OK, we just have to realize that none of us have or will really get over the Craig Jessop "resignation".. especially for those of us who were honored to really know the quality of man and musician he was as we sang under his direction in the Mormon Tabernacle Choir.

First of all it WAS NOT a RESIGNATION! He was given no choice. He was GIVEN a document, TOLD to sign it, ESCORTED to a choir rehearsal near the end, TOLD to read the "resignation," then ESCORTED out to his car. No farewell, no good-byes, no party, no thank-yous, NOTHING.

Be very clear..CRAIG JESSOP DID NOT RESIGN. HE WAS FORCED OUT BY SOMEONE IN THE "NEW ADMINISTRATION."

The world, not the Choir, is a better place, and Craig Jessop is, as always, a wonderful, gracious, faithful giant of a man!
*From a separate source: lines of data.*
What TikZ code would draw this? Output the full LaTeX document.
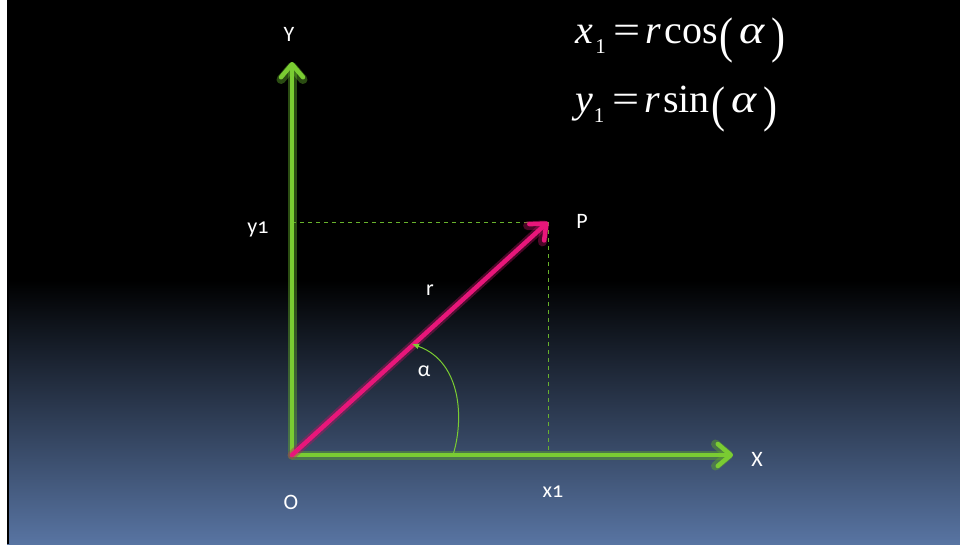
\documentclass[tikz,border=0pt]{standalone}
\usepackage{fontspec}
\usepackage{graphicx}
\setmainfont{Carlito}[Numbers=OldStyle]
\newfontfamily\formfont{Liberation Serif}
\usepackage{tikz}
\usetikzlibrary{positioning, arrows.meta}

\definecolor{axisgreen}{RGB}{122,204,50}
\definecolor{glowgreen}{RGB}{95,170,40}
\definecolor{vecpink}{RGB}{232,22,122}
\definecolor{dashgreen}{RGB}{104,178,44}
\definecolor{bottomblue}{RGB}{88,116,162}

\newcommand{\bigparen}[1]{\raisebox{-0.24em}{\scalebox{1.05}[1.25]{#1}}}
\newcommand{\subone}{\raisebox{-0.26em}{\fontsize{21}{21}\selectfont 1}}
\newcommand{\wideeq}{\scalebox{1.2}[1]{=}}
\newcommand{\widealpha}{\scalebox{1.2}[1]{\textit{α}}}

\begin{document}
\begin{tikzpicture}[
        x=1pt, y=-1pt,
        barb/.style={-{Straight Barb[length=13pt, width=22pt, round]}},
        axis/.style={barb, draw=axisgreen, line width=4.5pt, line cap=round},
        axisglow/.style={barb, draw=glowgreen, line width=9pt, opacity=0.45, line cap=round},
        vector/.style={barb, draw=vecpink, line width=4.5pt, line cap=round},
        vectorglow/.style={barb, draw=vecpink!80!black, line width=9pt, opacity=0.4, line cap=round},
        helper/.style={draw=dashgreen, line width=1pt, dash pattern=on 4pt off 4pt},
        label/.style={text=white, font=\fontsize{22}{22}\selectfont, inner sep=0pt},
        formula/.style={text=white, anchor=base west, inner sep=0pt, font=\formfont\fontsize{40}{40}\selectfont}
    ]
        \useasboundingbox (0,0) rectangle (960,544);
        % background
        \fill[white] (0,0) rectangle (7,544);
        \fill[black] (7,0) rectangle (960,280);
        \shade[top color=black, bottom color=bottomblue] (7,280) rectangle (960,544);
        \draw[black, line width=2pt] (7.5,0) -- (7.5,544);

        \coordinate (O) at (292,455);
        \coordinate (ytip) at (292,62);
        \coordinate (xtip) at (733,455);
        \coordinate (P) at (548,222);
        \coordinate (x1) at (548,455);
        \coordinate (y1) at (292,222);
        \coordinate (arcstart) at (453,455);
        \coordinate (arcend) at (412,344);

        % helper lines
        \draw[helper] (y1) -- (P);
        \draw[helper] (P) -- (x1);

        % axes
        \draw[axisglow] (O) -- (ytip);
        \draw[axisglow] (O) -- (xtip);
        \draw[axis] (O) -- (ytip);
        \draw[axis] (O) -- (xtip);

        % vector r
        \draw[vectorglow] (O) -- (P);
        \draw[vector] (O) -- (P);

        % angle
        \draw[axisgreen, line width=1pt, -{Latex[length=7pt, width=6pt]}] (arcstart) .. controls (464,420) and (462,362) .. (arcend);

        \node[label] (ylab) at (289,34) {Y};
        \node[label] (xlab) at (757,459) {X};
        \node[label] (olab) at (291,502) {O};
        \node[label] (x1lab) at (553,492) {x1};
        \node[label] (y1lab) at (258,229) {y1};
        \node[label] (plab) at (582,221) {P};
        \node[label] (rlab) at (430,290) {r};
        \node[label] (alab) at (424,371) {α};

        \node[formula] (xform) at (575,43) {\textit{x}\hspace{0.06em}\subone\hspace{0.2em}\wideeq\hspace{0.12em}\textit{r}\hspace{0.08em}cos\hspace{0.05em}\bigparen{(}\hspace{0.15em}\widealpha\hspace{0.15em}\bigparen{)}};
        \node[formula] (yform) at (575,112) {\textit{y}\hspace{0.02em}\subone\hspace{0.2em}\wideeq\hspace{0.12em}\textit{r}\hspace{0.08em}sin\hspace{0.05em}\bigparen{(}\hspace{0.15em}\widealpha\hspace{0.15em}\bigparen{)}};
    \end{tikzpicture}
\end{document}
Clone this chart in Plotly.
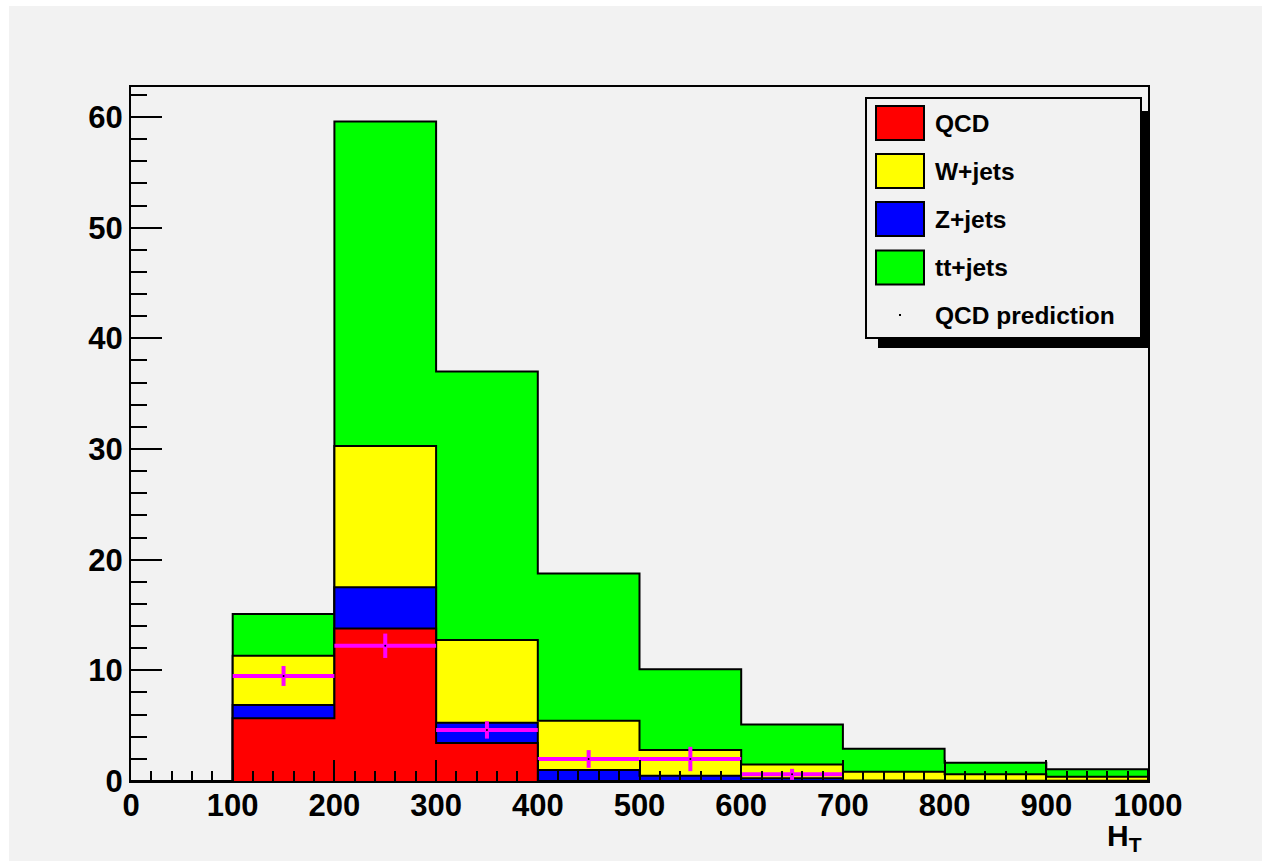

He has moved on. Maybe we should.

Anonymous said...

I can only imagine what may have happened, just like everyone else not in the loop. I just remember my time in the Choir. I felt extremely pressured under Craig, and I would come home from rehearsal completely exhausted. If I was that way, what about Craig? Most of you have no idea of the physical strain of being in the Choir. That is one of the reasons I resigned. The other was because of the increase in the number of rehearsals. We were told that, when Jerry Ottley retired, that they were creating the Choir School and Temple Square Chorale so there wouldn't have to be an increase in the number of "meetings" to make the Choir better, as Pres. Hinckley put it. Well, the number of rehearsals increased anyway, and I could not handle it physically. I really don't know if the Brethren realize how much sacrifice is going on with the members of the Choir. On another note, I take exception to a post from about a year ago regarding the quality of the Choir, that it was better with Craig than the ones under Ottley. I served under both directors, and by far, and I really mean by far, the best Choir I sang in was the one that went to Israel. The men's section now sounds like a BYU choir, I'm sorry to say. The power seems to be lacking, and that's what the Choir used to be known for. The real focus is in musicianship, not vocal talent. Just my 2 or 3 cents, from someone who spent more than 10 years in the Choir.

Anonymous said...

I haven't checked this site in quite some time but was shocked to read some of the latest content. First of all, Craig Jessop was absolutely not forced to resign. Whoever wrote the comment about him being forced to sign a document is completely false. This was entirely his choice. I am a member of his extended family, and I know. And it was a choice made after sincere prayer, fasting, and temple attendence. It was also a divine choice and is allowing him freedom to teach the coming generation of choral directors - to hand choose them, even. Also, President Monson did thank Craig Jessop. Very sincerely, in person and many times in fact. I have seen this happen, myself. Craig is an incredibly private person. That his praise and thanks were given in private makes sense. Craig is a member of Elder Uchtdorf's ward and is also seen talking in a very friendly manner with him quite regularly. I am really saddened that so long after his choice to move on people are still slandering him or President Monson. I've seen them embrace many times since.

Anonymous said...

One other comment, Craig still speaks with the President of the choir as well as Mack Wilberg at least once a week and acts as a consultant quite regularly. Also - I read the letter of resignation, and it is quite definitely written through Craig's voice. They seem to all be fine with the arrangement. Why don't we support everyone in their choices? I was sad to see him leave, but I know that Heavenly Father has been guiding him in his new venture. What he has done in such a short period of time at USU is remarkable. That the hand of the Lord is guiding him is quite evident.

RFS said...

Too many of the above posts assume that Principal Conductor and Artistic Director of the Mormon Tabernacle Choir is the end-all be-all of choral conducting, and that there just isn't anywhere to go from there. There most certainly is! MoTab is ONE TYPE of choir, but its large size and world-wide name recognition don't necessarily give it a superlative position in the choral world. There are many other choirs who—because of smaller, more manageable numbers, more disciplined training and more rehearsal time per piece—often do a far better job than the Mormon Tabernacle Choir.

RFS said...

I love the Mormon Tabernacle Choir, by the way. It is my favorite choir, but only in the sense that Asparagus is my favorite vegetable. I wouldn't want to eat it every day.

Anonymous said...

I think this is "much ado about nothing."

Rob H said...

Six years later, I still miss him with the choir, and I'm still looking up reasons or details regarding his departure. I appreciate all the comments here-- some more speculative than others, but somehow it helped reading them. Wherever Craig is now, he is obviously blessing people's lives.